KUALA LUMPUR, Sep 10: The US ''war on terrorism'', now entering its sixth year, has weakened efforts to end Malaysia's colonial-era powers to detain national security suspects indefinitely without trial.

Lawyers and activists say Washington, once among the loudest voices for abolition of the Internal Security Act (ISA) on human rights grounds, has increasingly retreated behind its own wall of harsh security measures invoked after September 11.

They say the abuse scandal at Iraq's Abu Ghraib prison, revulsion over the Guantanamo Bay detention camp, and President George W Bush's acknowledgement that the CIA secretly held al Qaeda operatives overseas, away from judicial oversight, have compounded the problem.

''The change in the US stance was really important,'' said lawyer Edmund Bon, who represents dozens of detainees held at the secretive Kamunting prison under the Internal Security Act.

Some call Kamunting ''Malaysia's Gitmo'', a reference to the offshore Us camp at Guantanamo Bay, Cuba, where prisoners are held indefinitely with few explicit rights. The name is particularly damning since Malaysia has called publicly for Guantanamo to be closed down.

''After 9/11, the US took the foot off the pedal, a lot of momentum was lost. With international pressure reduced, we have to go back to the drawing board,'' said Bon.

Nazri Abdul Aziz, minister in the prime minister's department, said the two countries saw eye-to-eye on security.

''They are less critical of us now because they, I think, probably have found it's necessary to fight terrorism and different countries have their own ways of doing it,'' Nazri said.

Malaysia's Bar Council, seeking abolition of the Internal Security Act, says the U.S. shift left them out in the cold.

''When they did not have a problem, the US was very vocal against the ISA,'' said Krishna Dallumah, an expert at the Bar Council. All that changed with Sept. 11, Dallumah said.

ABOUT 100 HELD

According to Human Rights Watch, Kamunting holds about 100 ISA prisoners, around 60 on suspicion of ties to radical Islamic groups. Hundreds more are held elsewhere under other emergency laws. None has been formally charged and all are subject to regular renewal of their detention orders at the discretion of Abdullah Ahmad Badawi, who is both Prime Minister and Minister for Internal Security. Some have been imprisoned for years.

In the eyes of local campaigners, Washington's global ''war on terrorism'' weakened a drive they said was moving forward, albeit slowly. There have been tentative signs the government is prepared to give some ground, and Malaysia's cautious judiciary has even made some inroads against state power over detainees.

In a few cases, judges have ordered the release of ISA detainees, although the Bar Council's Dallumah said these were generally on technicalities and not based on the merits of the detention orders.

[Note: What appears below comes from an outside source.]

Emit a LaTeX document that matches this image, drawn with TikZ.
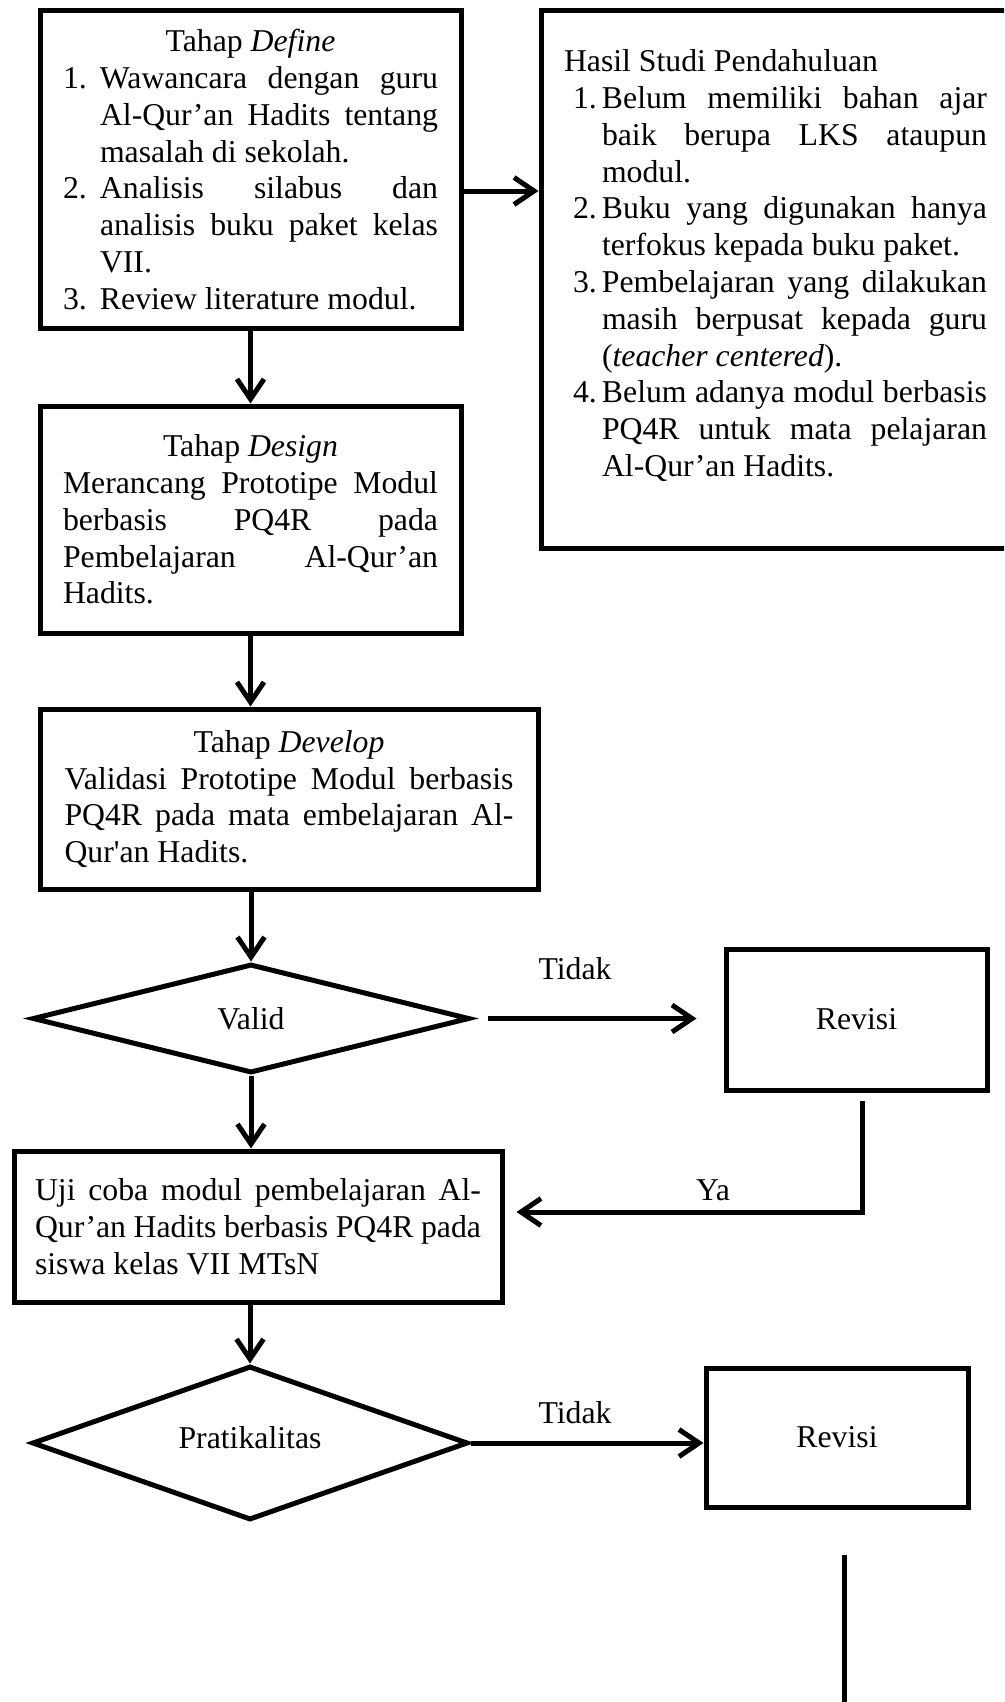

''The courts still feel that is for the government to decide.'' A royal commission last year blamed rights abuses in large part on ''the existence of a range of 'preventive' legislation that places restrictions on fundamental liberties''. The panel proposed a total of 125 recommendations to improve the work of the police, including limits to the Internal Security Act.

Experts and some lawmakers are exploring changes to existing laws, and there has been some progress in getting detainees legal counsel and alerting their families to their whereabouts.

Proponents of reform, however, say such preventive laws -- dating to counter-insurgency against the communists during British colonial times -- should be scrapped and suspects charged with actual crimes that can be adjudicated in court.

To date, the commission's recommendations have not been acted upon and a series of internal deadlines for reform have lapsed.

''Basically, nothing has come of it,'' said rights lawyer Bon.